Translation:Yes, mom.

June 30, 2016



Duo is SUCH a surly teenager.


Yeah, until you see his memes."the backdoor has been opened"


Could someone explain to me why "אבא" is pronounced "ába" but "אמא" is "íma"?



Because they have different nikkud (vowel symbols): אַבָּא and אִמָּא. Of course you can't see that without the nikkud, and Hebrew is almost always written without it, so you have to learn the words and their pronunciation. When writing without nikkud, in many cases the i vowel is represented by the letter י (Yod), but there are exceptions and אמא is usually one of them (although it can also be seen as אימא sometimes).


What confused me also is that a musician I like, Shimshai, has a song called "Abba Amma" so I presumed 'mother' was pronounced thusly.


Abba Amma means "Father Mother" in Tamil (and probably other Indian languages but I'm not sure), so that's probably where that comes from.


Abba and amma are shared by Korean, Japanese, Hungarian and if I'm not mistaken Finnish as well. These languages were once theorized to have a common origin with Sumerian languages. Today only the Dravidian (Tamil) language maintains this relationship through its links to Indus Valley and Meluhha.
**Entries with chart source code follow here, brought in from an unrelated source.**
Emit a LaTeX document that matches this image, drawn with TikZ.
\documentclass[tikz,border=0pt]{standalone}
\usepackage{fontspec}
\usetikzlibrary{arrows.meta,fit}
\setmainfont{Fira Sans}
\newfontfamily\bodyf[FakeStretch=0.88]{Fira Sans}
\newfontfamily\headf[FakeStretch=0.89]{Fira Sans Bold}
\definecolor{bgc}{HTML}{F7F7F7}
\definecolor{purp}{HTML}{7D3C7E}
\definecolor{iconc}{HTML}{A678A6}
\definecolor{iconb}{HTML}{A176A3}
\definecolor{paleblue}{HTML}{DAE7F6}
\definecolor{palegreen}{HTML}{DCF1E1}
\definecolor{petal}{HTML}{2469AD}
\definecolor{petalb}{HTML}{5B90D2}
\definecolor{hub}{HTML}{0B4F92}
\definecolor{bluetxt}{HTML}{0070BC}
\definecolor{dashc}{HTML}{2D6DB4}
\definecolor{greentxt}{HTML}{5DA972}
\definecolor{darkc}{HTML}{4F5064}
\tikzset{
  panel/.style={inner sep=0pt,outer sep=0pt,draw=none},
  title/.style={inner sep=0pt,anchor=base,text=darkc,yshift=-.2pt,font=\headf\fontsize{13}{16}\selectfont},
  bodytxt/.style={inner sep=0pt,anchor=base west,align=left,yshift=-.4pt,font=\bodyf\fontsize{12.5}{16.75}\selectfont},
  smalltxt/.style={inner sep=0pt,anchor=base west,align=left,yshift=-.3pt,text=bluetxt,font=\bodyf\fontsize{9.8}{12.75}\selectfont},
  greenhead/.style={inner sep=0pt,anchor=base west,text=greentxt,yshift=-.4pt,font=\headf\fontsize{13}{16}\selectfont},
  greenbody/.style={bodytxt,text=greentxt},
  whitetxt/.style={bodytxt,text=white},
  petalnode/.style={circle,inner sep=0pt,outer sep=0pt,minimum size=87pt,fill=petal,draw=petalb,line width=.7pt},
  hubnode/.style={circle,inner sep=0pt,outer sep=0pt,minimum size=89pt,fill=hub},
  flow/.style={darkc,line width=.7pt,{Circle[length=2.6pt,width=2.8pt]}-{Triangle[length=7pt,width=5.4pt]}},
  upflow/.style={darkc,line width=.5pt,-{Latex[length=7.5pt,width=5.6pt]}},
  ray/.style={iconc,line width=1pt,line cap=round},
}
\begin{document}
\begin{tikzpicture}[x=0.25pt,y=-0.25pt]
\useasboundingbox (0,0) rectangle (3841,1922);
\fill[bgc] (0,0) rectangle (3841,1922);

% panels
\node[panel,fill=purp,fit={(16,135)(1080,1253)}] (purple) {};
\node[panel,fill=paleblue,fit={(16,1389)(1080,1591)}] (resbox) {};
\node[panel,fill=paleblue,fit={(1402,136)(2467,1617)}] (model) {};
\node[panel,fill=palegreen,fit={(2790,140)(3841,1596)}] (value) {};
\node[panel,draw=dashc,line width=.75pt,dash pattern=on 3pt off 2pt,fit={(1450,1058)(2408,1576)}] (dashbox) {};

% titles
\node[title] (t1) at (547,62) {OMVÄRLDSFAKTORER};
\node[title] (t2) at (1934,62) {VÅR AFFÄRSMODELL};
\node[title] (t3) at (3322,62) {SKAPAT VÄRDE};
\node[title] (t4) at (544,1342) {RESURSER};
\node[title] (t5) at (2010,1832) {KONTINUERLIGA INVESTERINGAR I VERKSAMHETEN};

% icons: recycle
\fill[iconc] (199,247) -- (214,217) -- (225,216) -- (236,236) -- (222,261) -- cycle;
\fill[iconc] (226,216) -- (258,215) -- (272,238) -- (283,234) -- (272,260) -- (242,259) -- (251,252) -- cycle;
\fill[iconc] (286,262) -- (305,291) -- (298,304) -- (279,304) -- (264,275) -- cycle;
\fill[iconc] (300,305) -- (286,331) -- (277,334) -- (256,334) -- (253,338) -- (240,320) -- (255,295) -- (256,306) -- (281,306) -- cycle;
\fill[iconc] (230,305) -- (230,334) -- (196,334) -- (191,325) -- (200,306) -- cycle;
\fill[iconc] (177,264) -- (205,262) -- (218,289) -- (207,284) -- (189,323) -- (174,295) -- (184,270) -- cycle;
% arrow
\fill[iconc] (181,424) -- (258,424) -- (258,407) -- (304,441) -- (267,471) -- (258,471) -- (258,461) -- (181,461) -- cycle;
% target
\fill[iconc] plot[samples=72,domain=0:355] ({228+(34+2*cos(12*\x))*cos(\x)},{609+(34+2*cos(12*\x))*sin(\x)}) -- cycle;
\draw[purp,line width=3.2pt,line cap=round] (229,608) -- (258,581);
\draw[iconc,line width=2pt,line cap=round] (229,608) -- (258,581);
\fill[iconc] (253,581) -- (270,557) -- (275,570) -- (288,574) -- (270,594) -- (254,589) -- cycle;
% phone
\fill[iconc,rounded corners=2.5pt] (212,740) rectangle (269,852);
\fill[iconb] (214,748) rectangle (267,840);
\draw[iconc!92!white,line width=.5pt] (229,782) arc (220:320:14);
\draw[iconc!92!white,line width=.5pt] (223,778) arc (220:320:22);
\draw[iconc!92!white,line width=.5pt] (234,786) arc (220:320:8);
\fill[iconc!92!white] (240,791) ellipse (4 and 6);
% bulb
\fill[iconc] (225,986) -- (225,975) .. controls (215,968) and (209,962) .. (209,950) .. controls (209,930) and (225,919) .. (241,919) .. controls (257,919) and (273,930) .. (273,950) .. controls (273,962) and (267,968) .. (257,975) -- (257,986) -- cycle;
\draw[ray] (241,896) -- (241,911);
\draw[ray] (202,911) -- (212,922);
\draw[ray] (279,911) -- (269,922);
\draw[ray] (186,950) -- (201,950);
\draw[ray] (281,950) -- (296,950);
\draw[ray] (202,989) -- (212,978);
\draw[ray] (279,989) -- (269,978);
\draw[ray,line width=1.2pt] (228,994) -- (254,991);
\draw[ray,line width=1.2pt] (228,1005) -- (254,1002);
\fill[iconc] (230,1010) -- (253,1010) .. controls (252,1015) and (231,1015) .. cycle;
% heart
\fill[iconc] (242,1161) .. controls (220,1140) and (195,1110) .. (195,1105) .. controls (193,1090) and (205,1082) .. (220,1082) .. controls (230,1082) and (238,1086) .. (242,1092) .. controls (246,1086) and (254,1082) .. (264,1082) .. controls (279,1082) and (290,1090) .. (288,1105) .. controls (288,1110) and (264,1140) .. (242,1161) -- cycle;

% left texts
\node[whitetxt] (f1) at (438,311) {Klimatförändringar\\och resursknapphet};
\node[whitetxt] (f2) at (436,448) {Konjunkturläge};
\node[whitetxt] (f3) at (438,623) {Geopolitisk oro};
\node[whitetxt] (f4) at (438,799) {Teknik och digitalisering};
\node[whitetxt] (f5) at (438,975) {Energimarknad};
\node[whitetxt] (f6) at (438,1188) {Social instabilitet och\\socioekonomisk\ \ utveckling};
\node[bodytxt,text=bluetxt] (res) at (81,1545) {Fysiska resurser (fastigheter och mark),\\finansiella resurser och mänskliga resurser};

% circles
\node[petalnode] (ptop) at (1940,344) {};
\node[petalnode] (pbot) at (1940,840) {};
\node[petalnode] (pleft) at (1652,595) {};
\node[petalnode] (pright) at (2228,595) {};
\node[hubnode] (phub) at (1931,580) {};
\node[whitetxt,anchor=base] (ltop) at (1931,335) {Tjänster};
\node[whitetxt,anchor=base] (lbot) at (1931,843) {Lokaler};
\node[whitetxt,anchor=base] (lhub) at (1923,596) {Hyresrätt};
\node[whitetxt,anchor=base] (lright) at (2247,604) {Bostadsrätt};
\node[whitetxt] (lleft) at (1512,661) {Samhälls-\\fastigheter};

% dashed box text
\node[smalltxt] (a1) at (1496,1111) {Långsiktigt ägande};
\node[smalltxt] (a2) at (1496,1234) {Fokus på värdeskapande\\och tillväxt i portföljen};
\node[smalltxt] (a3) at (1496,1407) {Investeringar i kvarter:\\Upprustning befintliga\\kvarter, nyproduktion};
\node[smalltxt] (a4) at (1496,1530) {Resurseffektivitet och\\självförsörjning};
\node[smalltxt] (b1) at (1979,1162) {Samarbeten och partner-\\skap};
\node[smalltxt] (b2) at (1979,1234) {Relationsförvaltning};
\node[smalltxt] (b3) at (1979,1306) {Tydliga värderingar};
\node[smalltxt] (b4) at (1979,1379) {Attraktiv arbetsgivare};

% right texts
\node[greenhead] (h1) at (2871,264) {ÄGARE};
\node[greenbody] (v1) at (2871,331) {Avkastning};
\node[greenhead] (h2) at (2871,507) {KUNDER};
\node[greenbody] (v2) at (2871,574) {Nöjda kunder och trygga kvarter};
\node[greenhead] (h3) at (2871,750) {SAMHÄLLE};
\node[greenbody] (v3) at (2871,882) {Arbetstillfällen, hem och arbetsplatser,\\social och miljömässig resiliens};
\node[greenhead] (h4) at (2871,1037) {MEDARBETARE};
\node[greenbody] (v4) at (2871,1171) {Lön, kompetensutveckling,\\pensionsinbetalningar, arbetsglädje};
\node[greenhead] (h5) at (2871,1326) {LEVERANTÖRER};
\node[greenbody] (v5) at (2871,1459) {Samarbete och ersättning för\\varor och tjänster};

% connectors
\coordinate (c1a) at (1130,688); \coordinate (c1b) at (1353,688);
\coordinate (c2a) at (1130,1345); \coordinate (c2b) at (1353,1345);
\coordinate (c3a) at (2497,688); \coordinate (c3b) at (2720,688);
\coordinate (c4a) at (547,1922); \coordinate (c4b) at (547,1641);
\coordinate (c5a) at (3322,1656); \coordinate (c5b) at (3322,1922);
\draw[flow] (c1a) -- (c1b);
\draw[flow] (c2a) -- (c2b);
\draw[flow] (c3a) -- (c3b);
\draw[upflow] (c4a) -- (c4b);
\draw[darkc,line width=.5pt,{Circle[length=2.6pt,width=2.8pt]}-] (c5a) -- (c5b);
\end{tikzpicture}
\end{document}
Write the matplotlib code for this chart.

Very interesting. As for Japanese (the only one I really know some of), I don’t know about abba or amma, so do you mean that haha (母) or mama (ママ) is related to them? Or perhaps oba (叔母, ‘aunt’) related to abba?
Just curious and asking.


Abba or Aba is not modern Japanese, but amma is mother in the Okinawa dialect. Mama ママ is a loan word from English.


so.. you're not a doctor...


I can't type in hebrew, becuase i don't know how to.


There are indications here (this is given as a hyperlink in the first Tips and Notes); you can for example add a virtual keyboard using the language manager of your operating system, add the DuoKeyboard plug-in for your navigator, or even directly use some online (or downloadable) virtual keyboard such as this one.


Best answer to your mother!


Hey, my goal is to learn Hebrew, not to turn Jewish. ;))


I have a question, here: for the other sentences I have seen in the course until now, the full stop was on the right, but here, it is on the left; are there several conventions? If so, which one is most common?